The view from the bottom is absolutely spectacular: this is one of the narrowest parts of the canyon, and the Gunnison River roars through in a display of green water and boulders. Looking up is also awesome, as the canyon walls seem to tower above you. I’ve always heard that the views from inside the canyon are better than those from the rim. Now I believe them.
The third route down into the canyon starts from the ranger station. S.O.B. Draw is known as the easiest route down into the canyon, but it is also known for its abundant poison ivy. It’s 1.75 miles one way, though, which makes it the longest decent into the canyon. You can park at the ranger station, or at the information board (“entrance station”) just outside of the campground. The route begins at an access ladder along the fence just to the east of the campground. There are also small drop-off (similar to in Long Draw) to climb down.
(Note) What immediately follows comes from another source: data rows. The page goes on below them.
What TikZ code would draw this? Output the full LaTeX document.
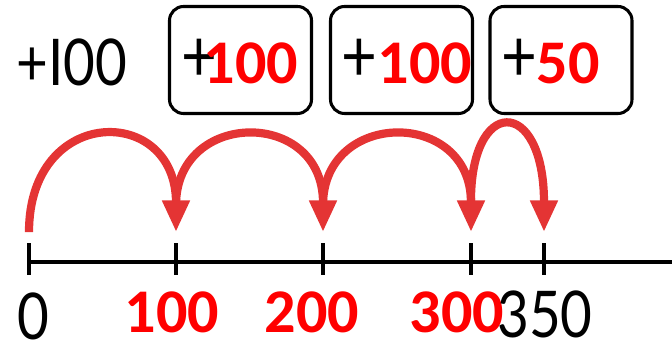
\documentclass[tikz,border=0pt]{standalone}
\usepackage{fontspec}
\usepackage{tikz}
\usetikzlibrary{arrows.meta}
\newfontfamily\plainnum[FakeStretch=0.85]{Lato}
\newfontfamily\boldnum{Carlito}
\definecolor{jumpred}{RGB}{228,52,52}
\definecolor{labred}{RGB}{255,0,0}

\begin{document}
\begin{tikzpicture}[x=0.03cm, y=-0.03cm,
    box/.style={draw, line width=2.6pt, rounded corners=12pt, minimum width=4.26cm, minimum height=3.21cm},
    blk/.style={inner sep=0pt, font=\plainnum\fontsize{55}{66}\selectfont},
    plus/.style={inner sep=0pt, font=\plainnum\fontsize{62}{74}\selectfont},
    redlab/.style={inner sep=0pt, text=labred, font=\boldnum\bfseries\fontsize{53}{64}\selectfont},
    jump/.style={draw=jumpred, line width=7pt, -{Triangle[length=27pt,width=22pt]}}]
                    \useasboundingbox (0,0) rectangle (672,344);
                    \node[blk] (first) at (72,62) {+I00};
                    \node[box] (B1) at (240.5,60) {};
                    \node[box] (B2) at (401.5,60) {};
                    \node[box] (B3) at (561,60) {};
                    \node[plus] (P1) at (199,60) {+}; \node[redlab] (R1) at (251,63) {100};
                    \node[plus] (P2) at (359,60) {+}; \node[redlab] (R2) at (425,63) {100};
                    \node[plus] (P3) at (519,60) {+}; \node[redlab] (R3) at (568,63) {50};
                    \coordinate (p0) at (29,262); \coordinate (p1) at (176,262); \coordinate (p2) at (323,262);
                    \coordinate (p3) at (471,262); \coordinate (p4) at (544,262); \coordinate (end) at (672,262);
                    \draw[line width=2.8pt] (p0) -- (end);
                    \foreach \p in {p0,p1,p2,p3,p4}
                        \draw[line width=2.8pt] ([yshift=16pt]\p) -- ([yshift=-11pt]\p);
                    \draw[jump] ([yshift=25.5pt]p0) .. controls +(0,-128) and +(0,-128) .. ([yshift=25.5pt]p1);
                    \draw[jump] ([yshift=48.5pt]p1) .. controls +(0,-96) and +(0,-124) .. ([yshift=25.5pt]p2);
                    \draw[jump] ([yshift=48.5pt]p2) .. controls +(0,-96) and +(0,-124) .. ([yshift=25.5pt]p3);
                    \draw[jump] ([yshift=48.5pt]p3) .. controls +(-2,-110) and +(0,-137) .. ([yshift=25.5pt]p4);
                    \node[blk] (L0) at (33,316) {0};
                    \node[redlab] (L1) at (172,312) {100};
                    \node[redlab] (L2) at (312,312) {200};
                    \node[redlab] (L3) at (457,312) {300};
                    \node[blk] (L4) at (545,314) {350};
                \end{tikzpicture}
\end{document}
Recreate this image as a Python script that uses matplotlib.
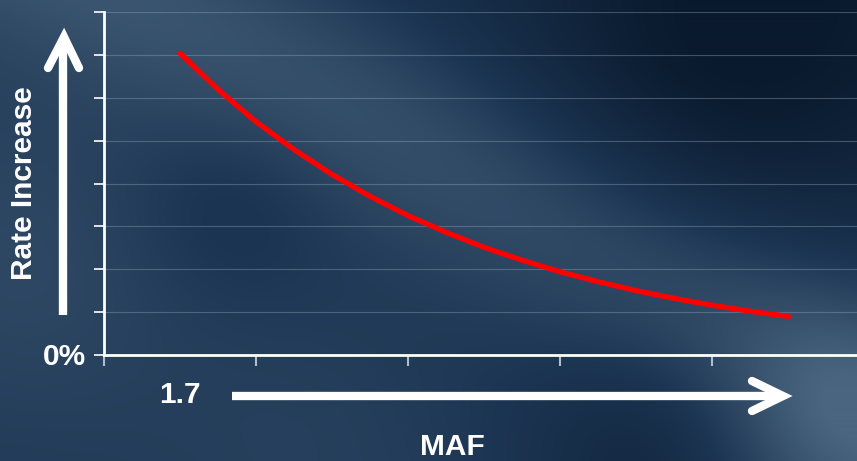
import numpy as np
import matplotlib
matplotlib.use("Agg")
import matplotlib.pyplot as plt
from matplotlib.colors import LinearSegmentedColormap

plt.rcParams['font.family'] = ['Liberation Sans', 'DejaVu Sans']

# curve (x in tick units from the y axis, y in gridline units)
maf = [0.5, 0.75, 1.0, 1.25, 1.5, 1.75, 2.0, 2.25, 2.5, 2.75,
       3.0, 3.25, 3.5, 3.75, 4.0, 4.25, 4.5]
rate = [7.04, 6.19, 5.44, 4.79, 4.21, 3.70, 3.25, 2.86, 2.51, 2.21,
        1.94, 1.71, 1.50, 1.32, 1.16, 1.02, 0.90]
yticks = list(range(0, 9))
xticks = list(range(0, 5))

W, H = 857, 461
fig = plt.figure(figsize=(W / 100, H / 100), dpi=100)

# background texture: dark blue with soft light streaks
bg = fig.add_axes([0, 0, 1, 1])
bg.set_axis_off()
yy, xx = np.mgrid[0:H, 0:W].astype(float)

def band(x0, y0, x1, y1, width):
    dx, dy = x1 - x0, y1 - y0
    n = np.hypot(dx, dy)
    d = np.abs((xx - x0) * dy - (yy - y0) * dx) / n
    return np.exp(-(d / width) ** 2)

def blob(cx, cy, r):
    return np.exp(-((xx - cx) ** 2 + (yy - cy) ** 2) / r ** 2)

v = 0.40 - 0.22 * (xx / W) * (1 - yy / H)
v += 0.25 * band(150, 0, 857, 380, 110)
v += 0.12 * blob(30, 260, 170)
v += 0.18 * blob(840, 420, 110)
v += 0.06 * blob(300, 420, 160)
v -= 0.25 * blob(730, 50, 200)
v -= 0.18 * blob(640, 470, 120)
v -= 0.08 * blob(230, 200, 100)
v = np.clip(v, 0, 1)
cmap = LinearSegmentedColormap.from_list("bgc", ["#0a1a2e", "#1c3552", "#4a6580"])
bg.imshow(v, cmap=cmap, vmin=0, vmax=0.75, extent=(0, W, H, 0), aspect="auto")
bg.set_xlim(0, W)
bg.set_ylim(H, 0)

ax = fig.add_axes([104 / W, 1 - 355 / H, 1 - 104 / W, (355 - 12) / H])
ax.patch.set_alpha(0)
ax.plot(maf, rate, color="#ff0000", lw=3.8, solid_capstyle="round",
        solid_joinstyle="round", zorder=3)
ax.set_xlim(0, 4.95)
ax.set_ylim(0, 8)
ax.set_yticks(yticks)
ax.set_xticks(xticks)
ax.set_yticklabels([])
ax.set_xticklabels([])
ax.grid(axis="y", color="#8fa3b8", alpha=0.4, lw=0.8)
ax.tick_params(axis="y", direction="out", length=7, width=1.2, color="white")
ax.tick_params(axis="x", direction="out", length=8, width=1.5, color="#b0bcc8")
for s in ["top", "right"]:
    ax.spines[s].set_visible(False)
for s in ["left", "bottom"]:
    ax.spines[s].set_color("white")
    ax.spines[s].set_linewidth(2)

# overlay for arrows and text, in pixel coordinates
ov = fig.add_axes([0, 0, 1, 1])
ov.set_axis_off()
ov.patch.set_alpha(0)
ov.set_xlim(0, W)
ov.set_ylim(H, 0)
kw = dict(color="white", lw=6, solid_capstyle="butt")
ov.plot([63, 63], [315, 40], **kw)
ov.plot([48, 64, 79], [68, 37, 68], color="white", lw=6,
        solid_capstyle="round", solid_joinstyle="miter")
ov.plot([232, 778], [396, 396], **kw)
ov.plot([752, 783, 752], [381, 396, 411], color="white", lw=6,
        solid_capstyle="round", solid_joinstyle="miter")

tkw = dict(color="white", fontsize=21.5, fontweight="bold", ha="center", va="center")
ov.text(24, 183, "Rate Increase", rotation=90, **tkw)
ov.text(64.5, 357, "0%", **tkw)
ov.text(180, 395, "1.7", **tkw)
ov.text(452, 447, "MAF", **tkw)

fig.savefig("out.png", dpi=100)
In terms of rim hiking, there is the short Chasm View Nature Trail which starts from the campground. I hear this has nice views, but we never got around to hiking it. However, we did end up hiking 3 miles out to Exclamation Point along the North Vista Trail.
The trail starts at the ranger station, and is fairly flat at least as far as Exclamation Point. In all honesty, this is probably the best view we got of the canyon. There are no railings or guardrails, but you can see all the way down the canyon, and the river as it winds its way along the bottom. Admittedly, it is absolutely stunning, and is either enough to take your breath away, or to make you exclaim; thus the name. You can continue up the North Vista Trail for another ½ mile or so to the top of Green Mountain, but we didn’t bother, figuring that the view from the rim would probably be better than from the top of a mountain. Maybe we were wrong, and, if we are, tell me and we’ll hike it next time!
Fees: $15 to enter the park, good for 7 days, also accepted at South Rim. Federal Lands Passes, Golden Age, and Golden Access Passes are also accepted.